The team has been performing “lake bottom surveys” to help address those concerns. In a specially equipped boat, the team sets out across reservoirs on paths predetermined by a global positioning system. Using state of the art equipment, they can take up to 500,000 depth measurements per day.

“We drive our pre-determined paths back and forth on the reservoirs, taking five measurements per second,” Jakubauskas said. “With these measurements we can produce very accurate lake contour maps.”

The maps can show just how much water is in the reservoir and how much capacity has been lost to sedimentation. Lakes filling with sediment is a major concern. Jakubauskas said measurements taken at Mission Lake show it has gone from 1,800 acre feet in capacity to about 1,000 in just a few years. The sedimentation also creates shallow areas in lakes that allow deeper light penetration, which in turn can lead to algae blooms. The blooms can cause odor and taste problems in drinking water.

The problems caused by sedimentation are serious, and the solutions are not simple or cheap. Communities can choose to dredge reservoirs to increase capacity, but such a measure can cost millions of dollars. Mission Lake near Horton will be dredged over the next year at a cost of about $8 million. Horton, a community of about 4,000 will share the cost with the state.

Other options come with downsides as well. Reservoir capacity could be increased, but that carries a risk of damaging nearby property and reducing the lake’s effectiveness at assisting in flood control. Water supplies can be abandoned and new supplies tapped. That is not always a viable option though, and often, new dams are needed for new supplies and the cost of the structures can be prohibitive.
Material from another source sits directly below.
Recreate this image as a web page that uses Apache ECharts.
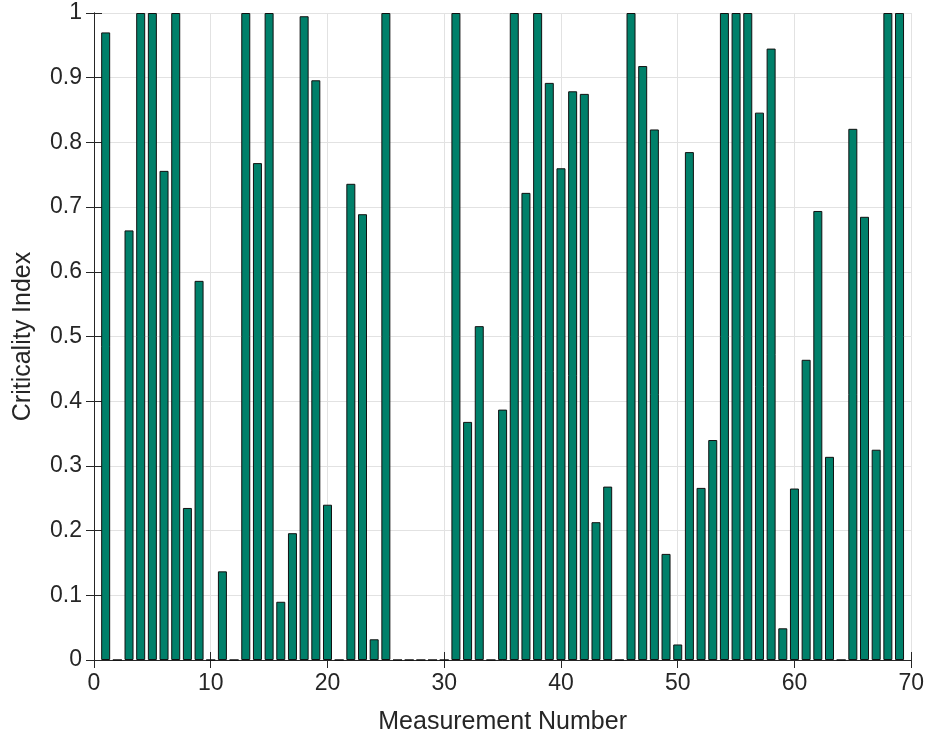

In some cases, demand is outstripping supply. Growing communities need water to supply developments. The ASTRA team provides supply projections for several communities based on its findings of a water supply’s capacity and sedimentation rates. Some areas are in danger of demand potentially outstripping supply within five years, Jakubauskas said, and potential droughts would only increase the problem.

While ASTRA’s research helps inform actions that may need to be taken, they also take measurements to gauge the effectiveness of what’s already been done. The team performs independent checks to see if steps such as dredging are effective and to ensure that state funds spent on such projects are being used effectively.

Jakubauskas said the group’s research not only helps inform local decisions about water supplies, but also helps students gain first hand insight about science and public policy.

“Our work of finding out how much water is in these reservoirs feeds the models we produce, which feed local policy and legislation that affects all Kansans,” Jakubauskas said.